It prints one line per address. Each printed line includes the address, the
name of the function containing the address, and an estimate of its position
within that function. The function does not return a value.


\subsubsection{stack\_size}
\index{stack\_size}
General syntax:

\begin{vindent}
\begin{verbatim}
stack_size:long ()
\end{verbatim}
\end{vindent}
Returns the size of the kernel stack.


\subsubsection{stack\_unused}
\index{stack\_unused}
General syntax:

\begin{vindent}
\begin{verbatim}
stack_unused:long ()
\end{verbatim}
\end{vindent}
Returns how many bytes are currently unused in the kernel stack.


\subsubsection{stack\_used}
\index{stack\_used}
General syntax:

\begin{vindent}
\begin{verbatim}
stack_used:long ()
\end{verbatim}
\end{vindent}
Returns how many bytes are currently used in the kernel stack.


\subsubsection{stp\_pid}
\index{stp\_pid}
\begin{vindent}
\begin{verbatim}
stp_pid:long ()
\end{verbatim}
\end{vindent}
Returns the process ID of the of the stapio process that launched
this script. There could be other SystemTap scripts and stapio processes
running on the system.


\subsubsection{target}
\index{target}
General syntax:

\begin{vindent}
\begin{verbatim}
target:long ()
\end{verbatim}
\end{vindent}
Returns the process ID of the target process. This is useful
in conjunction with the -x PID or -c CMD command-line options to stap. An
example of its use is to create scripts that filter on a specific process.

\begin{verbatim}
-x <pid>
\end{verbatim}
target() returns the pid specified by -x

\begin{verbatim}
-c <command>
\end{verbatim}
target() returns the pid for the executed command specified
by -c.

\subsection{Task data}

These functions return data about a task.  They all require a task handle as
input, such as the  value return by task\_current() or the variables
prev\_task and next\_task in the scheduler.ctxswitch probe alias.

\subsubsection{task\_cpu}
\index{task\_cpu}
General syntax:

\begin{vindent}
\begin{verbatim}
task_cpu:long (task:long)
\end{verbatim}
\end{vindent}
Returns the scheduled cpu for the given task.
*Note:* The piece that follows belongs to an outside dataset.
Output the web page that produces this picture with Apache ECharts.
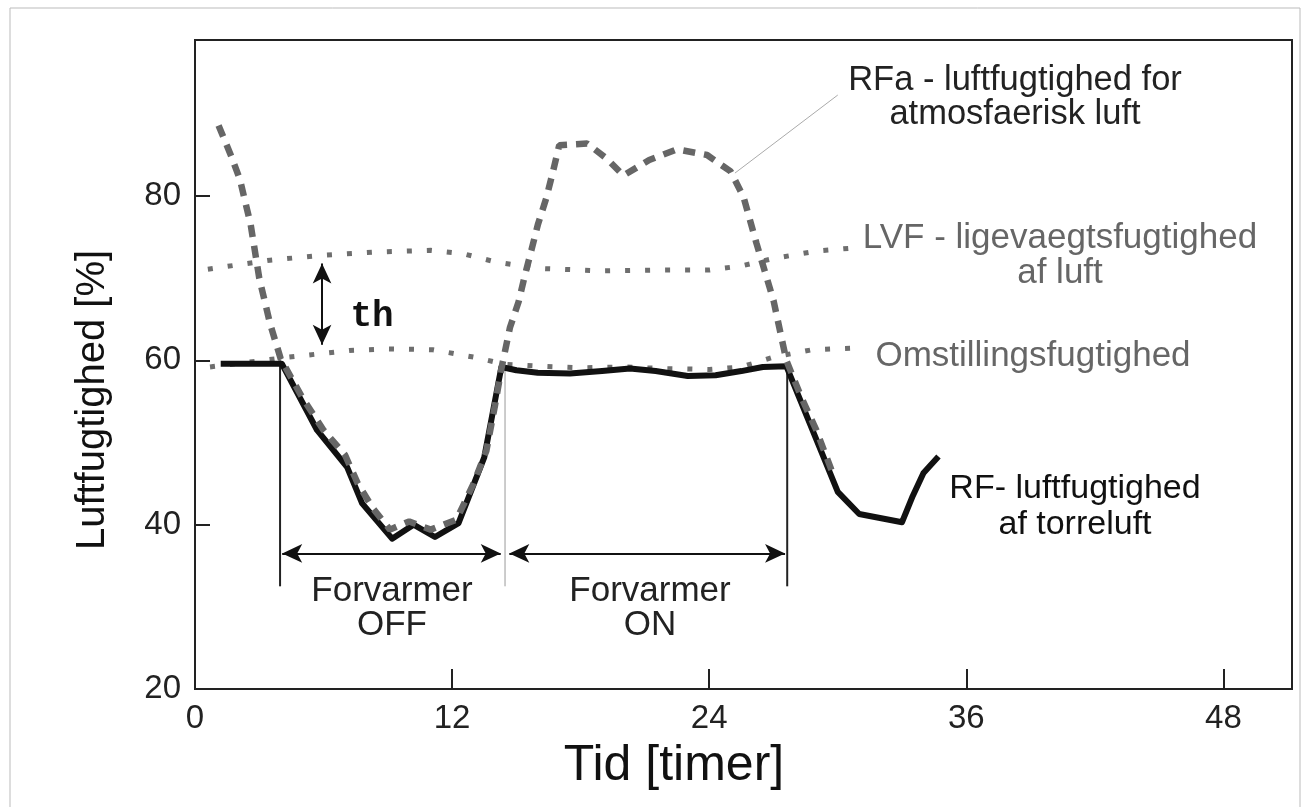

\subsubsection{task\_current}
\index{task\_current}
General syntax:

\begin{vindent}
\begin{verbatim}
task_current:long ()
\end{verbatim}
\end{vindent}
Returns the address of the task\_struct representing
the current process. This address can be passed to the various task\_{*}()
functions to extract more task-specific data.


\subsubsection{task\_egid}
\index{task\_egid}
General syntax:

\begin{vindent}
\begin{verbatim}
task_egid:long (task:long)
\end{verbatim}
\end{vindent}
Returns the effective group ID of the given task.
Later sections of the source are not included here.